[This is a re-post of my review from the 2016 Sundance Film Festival. Christine opens this weekend in limited release.]
What happened to Christine Chubbuck is likely unforgettable to those who saw it and completely unknown to those who didn’t. In his retelling of Chubbuck’s story, director Antonio Campos seems to be at a loss with which audience he’s playing to, and it makes it difficult to know what constitutes a spoiler when the “spoiler” is the whole reason the film exists. And while Christine’s sad fate makes her a doomed character, Campos doesn’t know how to build on her choices, and instead reduces her to a victim of mental illness, circumstance, and her anti-social tendencies. While Rebecca Hall gives an incredible lead performance and imbues the character with a tremendous amount of sympathy, Christine can’t find a new angle on this tragic event.
On July 15, 1974, Christine Chubbuck (Hall), a reporter for a local TV news station in Sarasota, Florida committed suicide on air using a handgun. However, Christine begins with Christine just like any career-minded person looking to get ahead while struggling to hold on to his or her values. Her sexist boss Michael (Tracy Letts) wants to push the station towards “If it bleeds it leads” reporting, which conflicts with Christine’s desire for to report stories of substance even if they’re not “juicy” (e.g. re-zoning). Christine also has an unrequited crush on the news anchor George (Michael C. Hall), health problems, and doesn’t know how to relate to anyone outside her friend and co-worker Jean (Maria Dizzia). Unfortunately, at every turn, Christine can’t seem to catch a break, whether it’s due to her own behavior or matters beyond her control.

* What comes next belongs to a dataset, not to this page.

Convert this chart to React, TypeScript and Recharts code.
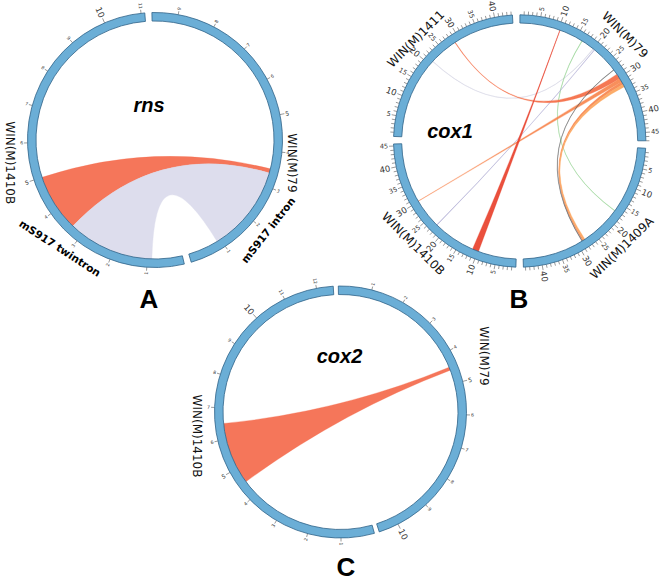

Campos creates two audiences for Christine by not hinting at the beginning of the film what happened to Chubbuck. When it comes to films based on true stories, there are some events that are big enough where it would be silly to foreshadow or outright leap to the climax. Pearl Harbor, for all of its faults, wisely doesn’t begin by telling us to keep an eye out for December 7, 1941. However, Chubbuck’s story has been lost to time somewhat, and if you don’t know it, then you’ll spend a whole movie wondering what Campos is leading to and wondering if you should care beyond feeling general empathy for another human being.

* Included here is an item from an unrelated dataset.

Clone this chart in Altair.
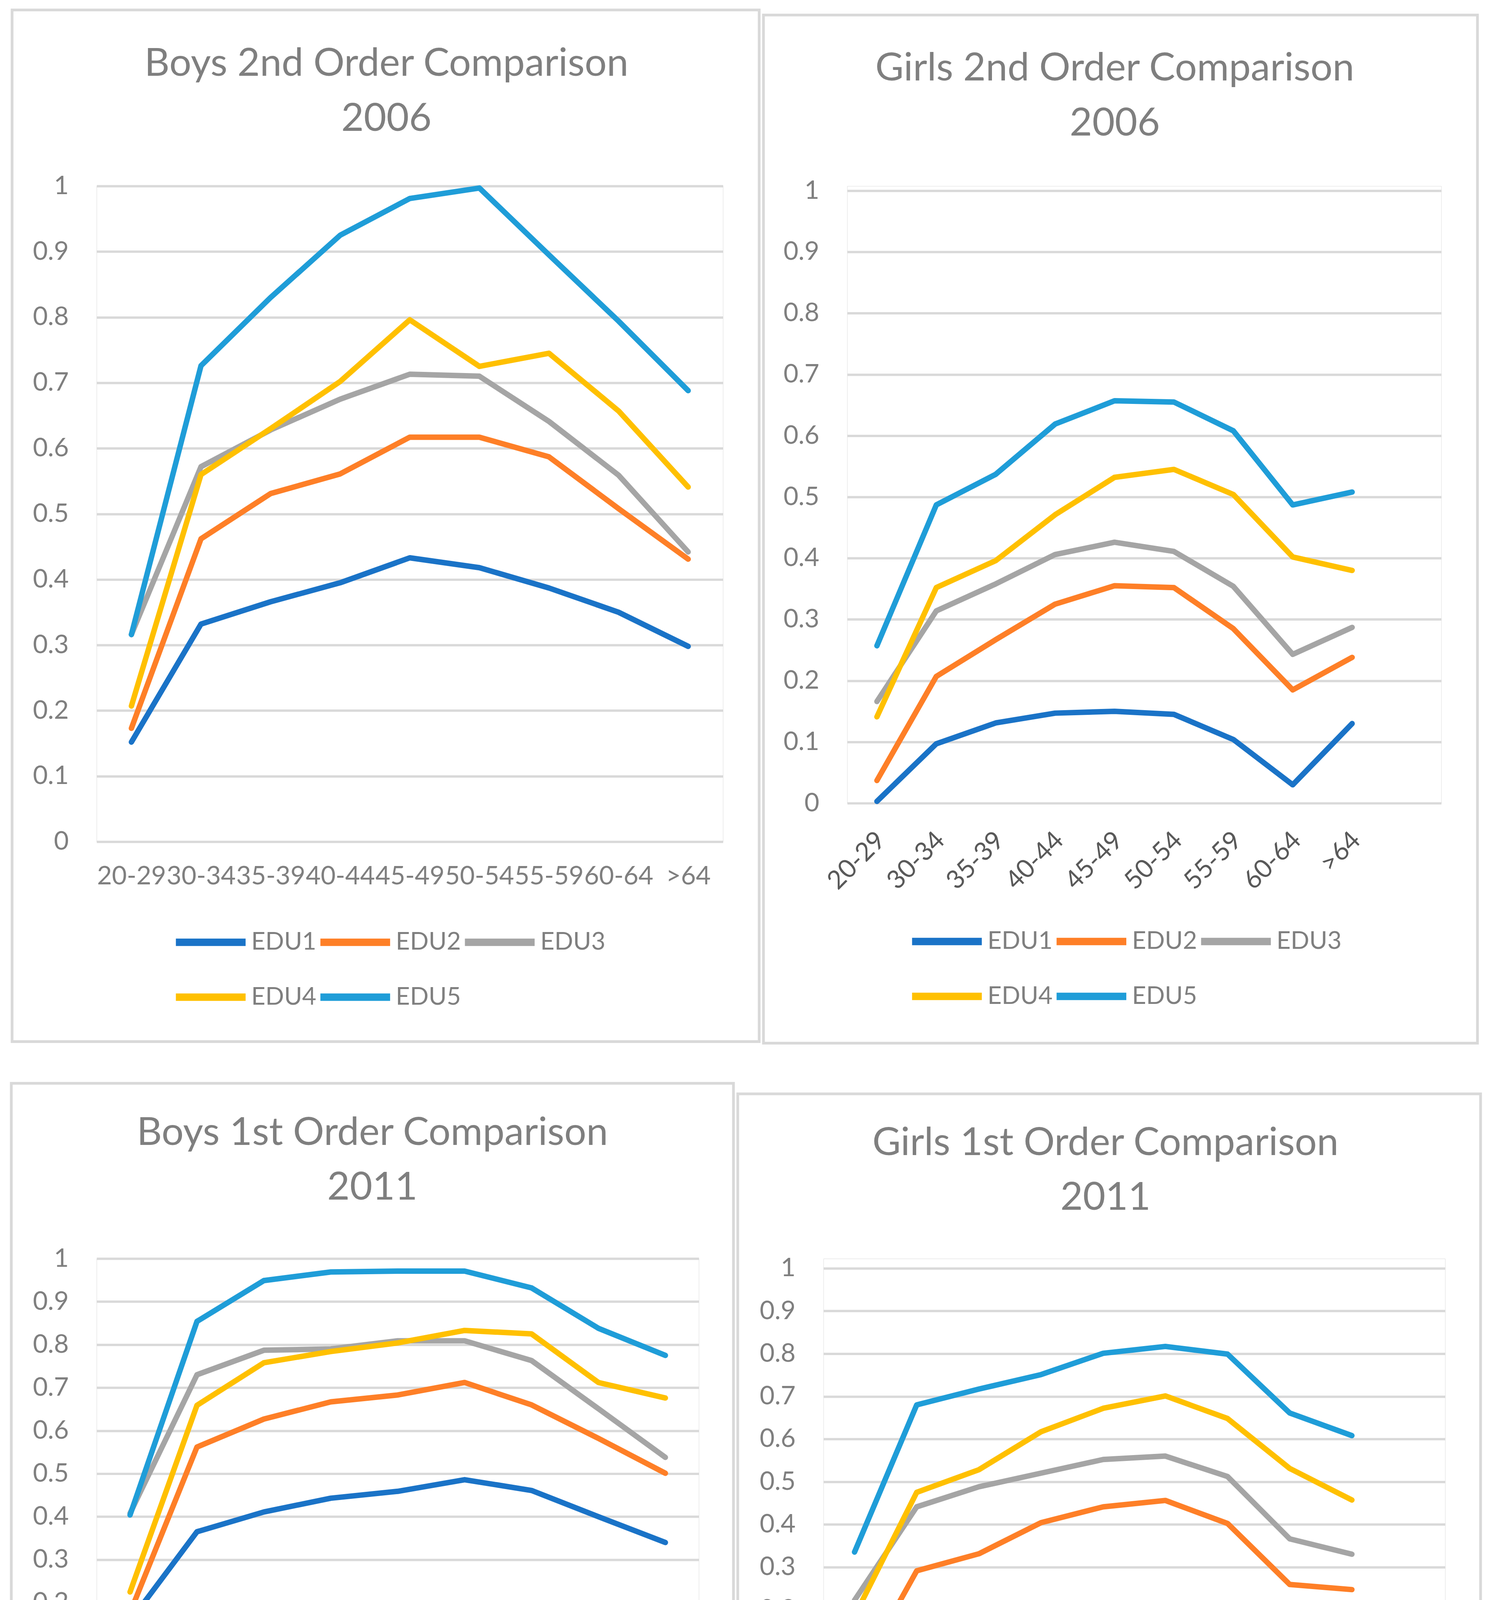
import altair as alt
import pandas as pd

AGES = ["20-29", "30-34", "35-39", "40-44", "45-49", "50-54", "55-59", "60-64", ">64"]
SERIES = ["EDU1", "EDU2", "EDU3", "EDU4", "EDU5"]
COLORS = ["#1A73C7", "#FE7F27", "#A5A5A5", "#FFC000", "#1F9DD8"]

# Boys 2nd Order Comparison 2006
boys_2006_edu1 = [0.152, 0.332, 0.366, 0.395, 0.433, 0.418, 0.387, 0.350, 0.298]
boys_2006_edu2 = [0.173, 0.462, 0.531, 0.561, 0.617, 0.617, 0.587, 0.508, 0.431]
boys_2006_edu3 = [0.316, 0.572, 0.628, 0.675, 0.713, 0.710, 0.641, 0.559, 0.442]
boys_2006_edu4 = [0.207, 0.560, 0.630, 0.702, 0.796, 0.725, 0.745, 0.657, 0.541]
boys_2006_edu5 = [0.316, 0.726, 0.830, 0.925, 0.981, 0.997, 0.895, 0.794, 0.688]

# Girls 2nd Order Comparison 2006
girls_2006_edu1 = [0.003, 0.097, 0.131, 0.147, 0.150, 0.145, 0.104, 0.030, 0.130]
girls_2006_edu2 = [0.037, 0.207, 0.267, 0.325, 0.355, 0.352, 0.285, 0.185, 0.238]
girls_2006_edu3 = [0.166, 0.314, 0.358, 0.406, 0.426, 0.411, 0.354, 0.243, 0.287]
girls_2006_edu4 = [0.141, 0.352, 0.396, 0.471, 0.532, 0.545, 0.504, 0.402, 0.380]
girls_2006_edu5 = [0.257, 0.487, 0.537, 0.619, 0.657, 0.655, 0.608, 0.487, 0.508]

# Boys 1st Order Comparison 2011
boys_2011_edu1 = [0.157, 0.365, 0.411, 0.443, 0.459, 0.486, 0.461, 0.400, 0.340]
boys_2011_edu2 = [0.177, 0.562, 0.627, 0.667, 0.683, 0.712, 0.660, 0.582, 0.501]
boys_2011_edu3 = [0.408, 0.730, 0.787, 0.790, 0.809, 0.809, 0.763, 0.651, 0.538]
boys_2011_edu4 = [0.225, 0.659, 0.758, 0.784, 0.804, 0.833, 0.825, 0.712, 0.676]
boys_2011_edu5 = [0.404, 0.854, 0.949, 0.969, 0.971, 0.971, 0.932, 0.838, 0.775]

# Girls 1st Order Comparison 2011
girls_2011_edu1 = [0.012, 0.134, 0.174, 0.184, 0.193, 0.190, 0.144, 0.056, 0.126]
girls_2011_edu2 = [0.029, 0.291, 0.331, 0.404, 0.441, 0.456, 0.402, 0.259, 0.247]
girls_2011_edu3 = [0.222, 0.441, 0.488, 0.520, 0.552, 0.560, 0.512, 0.366, 0.330]
girls_2011_edu4 = [0.185, 0.475, 0.528, 0.617, 0.672, 0.701, 0.648, 0.531, 0.457]
girls_2011_edu5 = [0.335, 0.680, 0.717, 0.751, 0.801, 0.817, 0.799, 0.661, 0.608]

Y_TICKS = [i / 10 for i in range(11)]

FONT = "Lato"
TEXT_GRAY = "#7F7F7F"
DARK_GRAY = "#595959"
GRID = "#D9D9D9"


def make_panel(series_values, title_lines, plot_w, group_h, y_top, blank_slot, label_mode,
               cell, border, title_xy, legend_xy):
    rows = []
    for name, vals in zip(SERIES, series_values):
        for age, v in zip(AGES, vals):
            rows.append({"Age": age, "Series": name, "Value": v})
    df = pd.DataFrame(rows)
    domain = AGES + ([" "] if blank_slot else [])

    axis_common = dict(domain=False, ticks=False, tickSize=0, grid=False,
                       labelFont=FONT, labelFontSize=66, title=None, labelOverlap=False)
    if label_mode == "flat":
        x_axis = alt.Axis(labelAngle=0, labelColor=TEXT_GRAY, labelPadding=57,
                          labelAlign="center", labelBaseline="top", **axis_common)
    elif label_mode == "rot":
        x_axis = alt.Axis(labelAngle=-45, labelColor=DARK_GRAY, labelPadding=62,
                          labelOffset=-12, labelAlign="right", labelBaseline="top",
                          **axis_common)
    else:
        x_axis = alt.Axis(labelAngle=0, labelColor=TEXT_GRAY, labelPadding=58,
                          labelAlign="center", labelBaseline="top", labelLineHeight=90,
                          labelExpr="datum.value == '>64' || datum.value == ' ' ? datum.value : [slice(datum.value, 0, 3), slice(datum.value, 3)]",
                          **axis_common)

    y_axis = alt.Axis(values=Y_TICKS, format="~g", domain=False, ticks=False, tickSize=0,
                      grid=True, gridColor=GRID, gridWidth=6,
                      labelFont=FONT, labelFontSize=66, labelColor=TEXT_GRAY,
                      labelPadding=72, title=None)

    lines = alt.Chart(df).mark_line(strokeWidth=14, strokeCap="round", strokeJoin="round").encode(
        x=alt.X("Age:N", sort=domain,
                scale=alt.Scale(type="point", domain=domain, padding=0.5), axis=x_axis),
        y=alt.Y("Value:Q",
                scale=alt.Scale(domain=[0, 1], nice=False, zero=True, range=[group_h, y_top]),
                axis=y_axis),
        color=alt.Color("Series:N",
                        scale=alt.Scale(domain=SERIES, range=COLORS),
                        legend=alt.Legend(orient="none", legendX=legend_xy[0], legendY=legend_xy[1],
                                          direction="horizontal", columns=3, title=None,
                                          symbolType="stroke", symbolSize=32041,
                                          symbolStrokeWidth=19, labelFont=FONT,
                                          labelFontSize=63, labelColor=TEXT_GRAY,
                                          labelLimit=0, labelOffset=5,
                                          columnPadding=-56, rowPadding=4,
                                          padding=0, offset=0)),
    )

    one = pd.DataFrame({"k": [0]})
    cell_rect = alt.Chart(one).mark_rect(fill="white", opacity=0, strokeWidth=0).encode(
        x=alt.value(cell[0]), x2=alt.value(cell[1]), y=alt.value(cell[2]), y2=alt.value(cell[3])
    )
    border_rect = alt.Chart(one).mark_rect(filled=False, fill="transparent", stroke=GRID,
                                           strokeWidth=7).encode(
        x=alt.value(border[0]), x2=alt.value(border[1]), y=alt.value(border[2]), y2=alt.value(border[3])
    )
    title = alt.Chart(one).mark_text(font=FONT, fontSize=100, color=TEXT_GRAY, align="center",
                                     baseline="alphabetic", lineHeight=141).encode(
        x=alt.value(title_xy[0]), y=alt.value(title_xy[1]), text=alt.value(title_lines)
    )
    return alt.layer(cell_rect, border_rect, title, lines).properties(width=plot_w, height=group_h)


p1 = make_panel([boys_2006_edu1, boys_2006_edu2, boys_2006_edu3, boys_2006_edu4, boys_2006_edu5],
                ["Boys 2nd Order Comparison", "2006"], 1608, 1683, 0, False, "flat",
                cell=(-239, 1706, -462, 2248), border=(-217, 1701, -452, 2196),
                title_xy=(744, -283), legend_xy=(194, 1842))
p2 = make_panel([girls_2006_edu1, girls_2006_edu2, girls_2006_edu3, girls_2006_edu4, girls_2006_edu5],
                ["Girls 2nd Order Comparison", "2006"], 1525, 1584, 12, True, "rot",
                cell=(-219, 1648, -462, 2248), border=(-215, 1618, -439, 2200),
                title_xy=(687, -271), legend_xy=(157, 1840))
p3 = make_panel([boys_2011_edu1, boys_2011_edu2, boys_2011_edu3, boys_2011_edu4, boys_2011_edu5],
                ["Boys 1st Order Comparison", "2011"], 1546, 1104, 0, False, "rot",
                cell=(-233, 1640, -503, 1737), border=(-219, 1635, -450, 1710),
                title_xy=(708, -292), legend_xy=(164, 1359))
p4 = make_panel([girls_2011_edu1, girls_2011_edu2, girls_2011_edu3, girls_2011_edu4, girls_2011_edu5],
                ["Girls 1st Order Comparison", "2011"], 1596, 1120, 25, True, "wrap",
                cell=(-224, 1715, -503, 1737), border=(-220, 1687, -423, 1725),
                title_xy=(724, -266), legend_xy=(190, 1369))

row1 = alt.hconcat(p1, p2, spacing=0).resolve_scale(
    color="independent", x="independent", y="independent").resolve_legend(color="independent")
row2 = alt.hconcat(p3, p4, spacing=0).resolve_scale(
    color="independent", x="independent", y="independent").resolve_legend(color="independent")

chart = alt.vconcat(row1, row2, spacing=0).resolve_scale(
    color="independent", x="independent", y="independent"
).resolve_legend(color="independent").properties(padding=0).configure_view(
    stroke=None
).configure(font=FONT)

chart.save("out.html", embed_options={"renderer": "svg", "actions": False})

I knew what happened to Chubbuck going into Christine and theoretically, that’s the film’s hook: does Campos have a take on what would drive a person to commit suicide on live television? Sadly, Campos doesn’t know how to dig beneath the psychological layers to come up with anything unique or revelatory. We never feel like we’re in Christine’s head, and instead we’re outside witnessing a poor victim of circumstance. Campos also doesn’t do anything with commentary on modern media culture or second-wave feminism, both of which are alluded to, but neither is built upon. It’s like Campos wants to say, “This story is still relevant,” and yet the film rarely does more than compound Christine’s loneliness, which, while depressing, lacks insight or depth.

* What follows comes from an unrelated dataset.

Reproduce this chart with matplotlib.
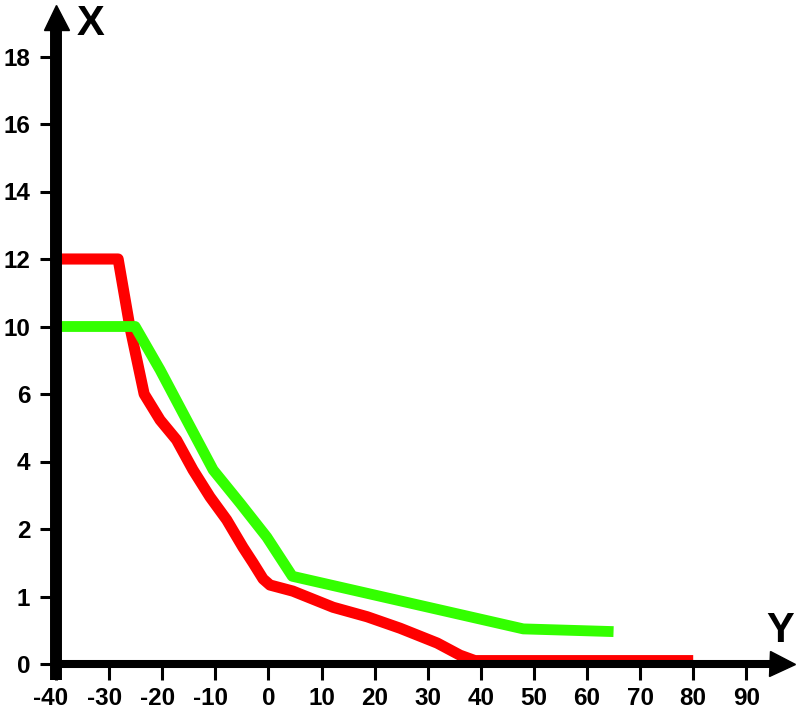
import numpy as np
import matplotlib
matplotlib.use("Agg")
import matplotlib.pyplot as plt
from matplotlib.transforms import ScaledTranslation

# ---- data ----
X_TICKS = [-40, -30, -20, -10, 0, 10, 20, 30, 40, 50, 60, 70, 80, 90]
Y_TICKS = [0, 1, 2, 4, 6, 10, 12, 14, 16, 18]

RED_X = [-40, -28.3, -26.1, -23.4, -20.4, -17.3, -14.2, -11.0, -7.85, -4.8, -2.9, -1.0,
         0.3, 4.6, 12.2, 18.6, 24.8, 31.8, 36.1, 38.9, 80]
RED_Y = [12, 12, 10, 6, 5.23, 4.64, 3.75, 2.95, 2.27, 1.73, 1.50, 1.26,
         1.17, 1.08, 0.84, 0.70, 0.53, 0.31, 0.13, 0.05, 0.05]

GREEN_X = [-40, -25.1, -20.4, -15.4, -10.4, -5.35, -0.3, 4.5, 48, 65]
GREEN_Y = [10, 10, 7.43, 5.23, 3.75, 2.77, 1.88, 1.30, 0.52, 0.48]

# ---- nonlinear (evenly spaced labels) y-scale ----
_vals = np.array([-2.0] + Y_TICKS + [20.0], dtype=float)
_idx = np.arange(-1, len(Y_TICKS) + 1, dtype=float)


def fwd(v):
    return np.interp(v, _vals, _idx)


def inv(i):
    return np.interp(i, _idx, _vals)


plt.rcParams['font.family'] = ['Liberation Sans', 'DejaVu Sans']
plt.rcParams['axes.unicode_minus'] = False

W, H = 800, 717
fig = plt.figure(figsize=(W / 100, H / 100), dpi=100)
ax_left, ax_bottom = 56, 664
ax = fig.add_axes([ax_left / W, (H - ax_bottom) / H, (W - ax_left) / W, ax_bottom / H])

ax.set_yscale('function', functions=(fwd, inv))
px_per_unit_x = 5.31
ax.set_xlim(-40, -40 + (W - ax_left) / px_per_unit_x)
px_per_idx = 67.5
ax.set_ylim(0, inv(ax_bottom / px_per_idx))

ax.plot(RED_X, RED_Y, color='#ff0000', lw=8, solid_capstyle='butt', zorder=2)
ax.plot(GREEN_X, GREEN_Y, color='#33ff00', lw=7.8, solid_capstyle='butt', zorder=2)

# axes styling
for s in ['top', 'right']:
    ax.spines[s].set_visible(False)
ax.spines['left'].set_linewidth(8.6)
ax.spines['bottom'].set_linewidth(5.8)
ax.spines['left'].set_capstyle('butt')
ax.spines['bottom'].set_capstyle('butt')
ax.spines['left'].set_bounds(inv(-16 / px_per_idx), inv((ax_bottom - 27) / px_per_idx))
ax.spines['bottom'].set_bounds(-40, -40 + (772 - ax_left) / px_per_unit_x)
ax.spines['left'].set_zorder(3)
ax.spines['bottom'].set_zorder(3)

# arrow heads
ax.plot([0], [1 - 17 / ax_bottom], marker='^', ms=18, color='k', mec='k',
        transform=ax.transAxes, clip_on=False, zorder=4)
ax.plot([(782 - ax_left) / (W - ax_left)], [0], marker='>', ms=18, color='k', mec='k',
        transform=ax.transAxes, clip_on=False, zorder=4)

ax.set_xticks(X_TICKS)
ax.set_xticklabels([str(v) for v in X_TICKS])
ax.set_yticks(Y_TICKS)
ax.set_yticklabels([str(v) for v in Y_TICKS])
ax.minorticks_off()
ax.yaxis.set_minor_locator(matplotlib.ticker.NullLocator())

ax.tick_params(axis='both', direction='out', length=11.5, width=2.2, color='k',
               labelsize=17.5, labelcolor='k')
ax.tick_params(axis='y', pad=7)
ax.tick_params(axis='x', pad=5)

for lab in ax.get_xticklabels() + ax.get_yticklabels():
    lab.set_fontweight('bold')

for lab, v in zip(ax.get_xticklabels(), X_TICKS):
    if v < 0:
        lab.set_transform(lab.get_transform() + ScaledTranslation(-0.05, 0, fig.dpi_scale_trans))

# axis names
fig.text(77 / W, 1 - 4 / H, 'X', fontsize=30, fontweight='bold', ha='left', va='top')
fig.text(766 / W, 1 - 611 / H, 'Y', fontsize=30, fontweight='bold', ha='left', va='top')

fig.savefig('out.png', dpi=100)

The only person who brings life to the character and the film is Hall. Hall is a hit-or-miss actor with me. I feel like you’re just as likely to get something captivating like her turn in The Awakening as you are with her wild miscalculation in the awful Lay the Favorite. Thankfully, Hall is magnificent as Chubbuck, and makes the character’s alienation and isolation palatable. Even though she’s taller than most of her peers (a nice way of visualizing Christine’s towering intellect and integrity), she stands out like a teenage girl who hit her growth spurt before all her friends. Her baritone voice makes her sound like a kid who wants to be taken seriously by adults, and it all adds up to a personal tragedy that lets Chubbuck exist as an individual rather than the headline Campos is pushing.
Christine never delves past that headline, and while Chubbuck’s death certainly had meaning to those who knew her personally, the rest of us are still outside looking in, waiting for answers after this bleeding lead-in.